# Texas Cichild, Pictures.



## Armand_caribe (Sep 9, 2009)

Hi.

Ok I have just taken some piccies of this nutter, let me know what you guys think:


















































































What gender do you guys think he is??? I've read the fins oof the males are larger and beaked.... Is this fish a male?.


----------



## scent troll (Apr 4, 2005)

wow nice man
those are some good shots
its a male btw.

i love the coloration on these fish. its my favorite of any fish. thats why im such a jack dempsey fan as well

how big was he when you first purchased him? much smaller?


----------



## Armand_caribe (Sep 9, 2009)

Acually I have just purchased him this last saturday, I didn't measured him but my guess he's 5 inches from his nose to the black spot that is in his tail base.

I purchased him along with the GT and as they were introduced at the same tima I thought they would do well being both new fish to my tank but it didnt work this guy overtook the tank in no longer than 2 minutes....

They told me he is a Carpintis.... how big do you think he'll get and do you think he could develop a nuchal hump????.
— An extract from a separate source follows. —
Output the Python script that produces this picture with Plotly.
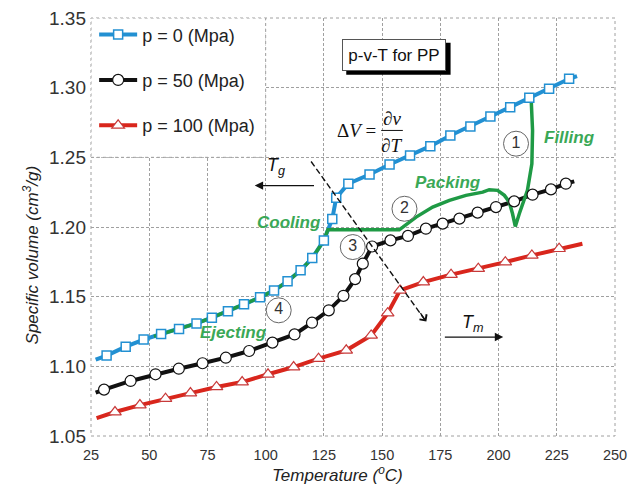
import plotly.graph_objects as go

# ---------------- data ----------------
p0_T = [27.0, 31.7, 39.9, 47.6, 55.1, 62.8, 70.3, 76.9, 83.8, 90.7, 97.6, 103.6, 109.4, 115.0,
        120.0, 125.0, 128.6, 130.3, 135.5, 144.6, 153.2, 162.0, 170.7, 179.3, 187.9, 196.5,
        205.0, 213.2, 221.7, 230.3, 233.7]
p0_v = [1.1048, 1.1077, 1.1141, 1.1192, 1.1232, 1.1268, 1.1308, 1.1349, 1.1395, 1.1445, 1.1495,
        1.1545, 1.1610, 1.1689, 1.1777, 1.1904, 1.2057, 1.2210, 1.2311, 1.2377, 1.2449, 1.2514,
        1.2580, 1.2657, 1.2722, 1.2793, 1.2860, 1.2928, 1.2992, 1.3064, 1.3083]

p50_T = [27.0, 30.6, 42.0, 52.7, 62.7, 72.9, 82.9, 92.9, 102.9, 112.4, 119.9, 127.1, 133.4,
         138.4, 141.7, 145.7, 153.6, 161.1, 168.8, 176.0, 183.2, 191.0, 198.9, 206.7, 214.6,
         222.5, 228.9, 232.5]
p50_v = [1.0811, 1.0833, 1.0895, 1.0943, 1.0983, 1.1022, 1.1062, 1.1110, 1.1170, 1.1229, 1.1313,
         1.1402, 1.1506, 1.1626, 1.1737, 1.1860, 1.1904, 1.1936, 1.1988, 1.2024, 1.2060, 1.2103,
         1.2143, 1.2184, 1.2232, 1.2270, 1.2311, 1.2327]

p100_T = [27.4, 35.3, 46.0, 57.0, 67.7, 78.9, 89.9, 101.0, 112.0, 122.7, 134.6, 145.3, 152.4,
          157.7, 167.7, 179.6, 191.3, 202.9, 214.3, 226.0, 236.0]
p100_v = [1.0629, 1.0672, 1.0722, 1.0768, 1.0808, 1.0852, 1.0887, 1.0943, 1.0995, 1.1055, 1.1115,
          1.1222, 1.1382, 1.1545, 1.1605, 1.1658, 1.1701, 1.1748, 1.1796, 1.1844, 1.1880]

# process path (filling -> packing -> cooling plateau), then follows p=0 curve down (ejecting)
proc_T = [214.0, 214.6, 214.3, 212.4, 208.9, 207.2, 206.0, 204.6, 202.5, 199.6, 196.0, 193.2,
          186.0, 178.9, 171.7, 164.6, 158.9, 157.4, 126.7]
proc_v = [1.2920, 1.2693, 1.2454, 1.2263, 1.2095, 1.2004, 1.2095, 1.2179, 1.2227, 1.2263, 1.2268,
          1.2250, 1.2227, 1.2191, 1.2143, 1.2071, 1.1999, 1.1981, 1.1981]
eject_end_T = 52.0
eject_end_v = 1.1215

series_names = ["p = 0 (Mpa)", "p = 50 (Mpa)", "p = 100 (Mpa)"]
stage_labels = ["Filling", "Packing", "Cooling", "Ejecting"]
stage_numbers = ["1", "2", "3", "4"]

# ---------------- styles ----------------
FONT = "Liberation Sans, Arial, sans-serif"
SERIF = "Liberation Serif, Times New Roman, serif"
BLUE = "#2290d2"
BLACK = "#111111"
RED = "#d9261c"
GREEN = "#1f9a45"
GREEN_TXT = "#3aa856"

# build the green overlay: process path + p=0 points in the cooling/ejecting range
cool = [(t, v) for t, v in zip(p0_T, p0_v) if eject_end_T <= t <= 125.5]
cool.sort(key=lambda tv: -tv[0])
green_T = proc_T + [t for t, _ in cool] + [eject_end_T]
green_v = proc_v + [v for _, v in cool] + [eject_end_v]

fig = go.Figure()

# lines
for T, V, col in [(p100_T, p100_v, RED), (p50_T, p50_v, BLACK), (p0_T, p0_v, BLUE)]:
    fig.add_trace(go.Scatter(x=T, y=V, mode="lines", line=dict(color=col, width=4),
                             showlegend=False, hoverinfo="skip"))
fig.add_trace(go.Scatter(x=green_T, y=green_v, mode="lines", line=dict(color=GREEN, width=3.5),
                         showlegend=False, hoverinfo="skip"))

# markers
mk = {
    "p0": dict(symbol="square", size=9, color="white", line=dict(color=BLUE, width=1.5)),
    "p50": dict(symbol="circle", size=11, color="white", line=dict(color=BLACK, width=1.2)),
    "p100": dict(symbol="triangle-up", size=11, color="white", line=dict(color="#c83a3a", width=1.2)),
}
fig.add_trace(go.Scatter(x=p100_T[1:-1], y=p100_v[1:-1], mode="markers", marker=mk["p100"],
                         showlegend=False))
fig.add_trace(go.Scatter(x=p50_T[1:-1], y=p50_v[1:-1], mode="markers", marker=mk["p50"],
                         showlegend=False))
fig.add_trace(go.Scatter(x=p0_T[1:-1], y=p0_v[1:-1], mode="markers", marker=mk["p0"],
                         showlegend=False))

# legend entries
for i, (name, col, key) in enumerate(zip(series_names, [BLUE, BLACK, RED], ["p0", "p50", "p100"])):
    fig.add_trace(go.Scatter(x=[None], y=[None], mode="lines+markers", name=name,
                             line=dict(color=col, width=4), marker=mk[key],
                             legendgroup=f"g{i}", legendrank=i + 1))

# circled stage numbers
circ_T = [207.5, 159.6, 137.4, 105.6]
circ_v = [1.2598, 1.2131, 1.1856, 1.1402]
fig.add_trace(go.Scatter(x=circ_T, y=circ_v, mode="markers+text", text=stage_numbers,
                         textposition="middle center",
                         textfont=dict(family=FONT, size=16, color="#333"),
                         marker=dict(symbol="circle", size=25, color="rgba(255,255,255,0.85)",
                                     line=dict(color="#666", width=1)),
                         showlegend=False, hoverinfo="skip"))

grid = dict(showgrid=True, gridcolor="#a0a0a0", gridwidth=1, griddash="3px,2px",
            zeroline=False, showline=False, ticks="", automargin=False)

fig.update_layout(
    width=630, height=485,
    margin=dict(l=91, r=15, t=18, b=49),
    plot_bgcolor="white", paper_bgcolor="white",
    font=dict(family=FONT, color="#333"),
    xaxis=dict(range=[25, 250], tick0=25, dtick=25, tickfont=dict(size=14.5, color="#333"),
               ticklabelstandoff=8, **grid),
    yaxis=dict(range=[1.05, 1.35], tick0=1.05, dtick=0.05, tickformat=".2f",
               tickfont=dict(size=19, color="#333"), ticklabelstandoff=4, **grid),
    legend=dict(x=0.006, y=1.004, xanchor="left", yanchor="top", bgcolor="rgba(0,0,0,0)",
                font=dict(family=FONT, size=18, color="#222"), traceorder="grouped",
                tracegroupgap=19, itemwidth=38),
)

# legend box (white, covers the grid) and dotted frame
fig.add_shape(type="rect", x0=25, x1=100, y0=1.25, y1=1.35, layer="between",
              fillcolor="white", line=dict(color="#a0a0a0", width=1, dash="dot"))
fig.add_shape(type="rect", xref="paper", yref="paper", x0=0, x1=1, y0=0, y1=1, layer="between",
              line=dict(color="#a0a0a0", width=1, dash="dot"))

# title box with shadow
fig.add_shape(type="rect", x0=134.6, x1=179.4, y0=1.3093, y1=1.3322, layer="above",
              fillcolor="black", line=dict(width=0))
fig.add_annotation(x=155.2, y=1.3238, text="p-v-T for PP", showarrow=False,
                   font=dict(family=FONT, size=17, color="#111"), bgcolor="white",
                   bordercolor="#555", borderwidth=1, borderpad=2, width=98, height=26)

# formula dV = dv/dT
fig.add_annotation(x=139.2, y=1.2693, text="Δ<i>V</i> =", showarrow=False,
                   font=dict(family=SERIF, size=19, color="#111"))
fig.add_annotation(x=154.2, y=1.2777, text="∂<i>v</i>", showarrow=False,
                   font=dict(family=SERIF, size=19, color="#111"))
fig.add_annotation(x=154.2, y=1.2585, text="∂<i>T</i>", showarrow=False,
                   font=dict(family=SERIF, size=19, color="#111"))
fig.add_shape(type="line", x0=149.6, x1=158.9, y0=1.2693, y1=1.2693, line=dict(color="#111", width=1))

# stage labels
for txt, t, v in zip(stage_labels, [230.6, 178.5, 109.9, 86.3], [1.2645, 1.2322, 1.2035, 1.1242]):
    fig.add_annotation(x=t, y=v, text=f"<b><i>{txt}</i></b>", showarrow=False,
                       font=dict(family=FONT, size=17, color=GREEN_TXT))

# Tg / Tm arrows and labels
fig.add_annotation(x=95.3, y=1.2297, ax=121.4, ay=1.2297, axref="x", ayref="y", text="",
                   showarrow=True, arrowhead=2, arrowsize=1.4, arrowwidth=1.2, arrowcolor="#111")
fig.add_annotation(x=202.0, y=1.1210, ax=176.3, ay=1.1210, axref="x", ayref="y", text="",
                   showarrow=True, arrowhead=2, arrowsize=1.4, arrowwidth=1.2, arrowcolor="#111")
fig.add_annotation(x=104.6, y=1.2437, text="<i>T<sub>g</sub></i>", showarrow=False,
                   font=dict(family=FONT, size=18, color="#111"))
fig.add_annotation(x=188.9, y=1.1306, text="<i>T<sub>m</sub></i>", showarrow=False,
                   font=dict(family=FONT, size=18, color="#111"))

# dashed transition arrow
fig.add_shape(type="line", x0=119.5, y0=1.2470, x1=168.6, y1=1.1328,
              line=dict(color="#111", width=1.4, dash="6px,3px"), layer="above")
fig.add_annotation(x=169.0, y=1.1322, ax=166.0, ay=1.1392, axref="x", ayref="y", text="",
                   showarrow=True, arrowhead=4, arrowsize=1.3, arrowwidth=1.3, arrowcolor="#111")

# axis titles
fig.add_annotation(xref="paper", yref="paper", x=0.4704, y=-0.090, yanchor="middle",
                   text="<i>Temperature (<sup>o</sup>C)</i>", showarrow=False,
                   font=dict(family=FONT, size=17, color="#222"))
fig.add_annotation(xref="paper", yref="paper", x=-0.1393, y=0.432, textangle=-90,
                   text="<i>Specific volume (cm<sup>3</sup>/g)</i>", showarrow=False,
                   font=dict(family=FONT, size=17, color="#222"))

fig.write_html("out.html", config={"displayModeBar": False},
               post_script="document.body.style.margin='0';")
I was looking for a cyano but there are no cyano available an this moment moreover they pretty much look alike, only an experienced eye would notice the difference..


----------



## scent troll (Apr 4, 2005)

he will max out at around 10-12'' in total length. and be one gurthy bastard at that size









from the looks of him already, he looks like he is already developing his hump. and it does indeed look to be a carpintis


----------



## Armand_caribe (Sep 9, 2009)

Thanks Central really aprecciate the feedback...


----------



## Armand_caribe (Sep 9, 2009)

@central, what is my fish, male or female???, I mean are you sure he's a male, somebody told me its a female and set me to doubt.


----------



## scent troll (Apr 4, 2005)

honestly its a educated decision.
im going off the anal and dorsal fins. males have a pointed tip on both (as yours does). however, with that being said its possible im very wrong. 
the more i looked at it im still leaning towards male from my experience.


----------



## Armand_caribe (Sep 9, 2009)

Thaknks...


----------



## Red Sox Fanatic (Jun 13, 2011)

male.


----------



## bob351 (Oct 23, 2005)

Im usualy not a fan of texas's but that is one sexy fish!


----------



## Gordeez (Sep 21, 2003)

Great looking fish. The flash-less pictures are the reason I want to start my tank back up with a few of these guys.
Debating on either buying them from the store, or fishing some up locally..lol


----------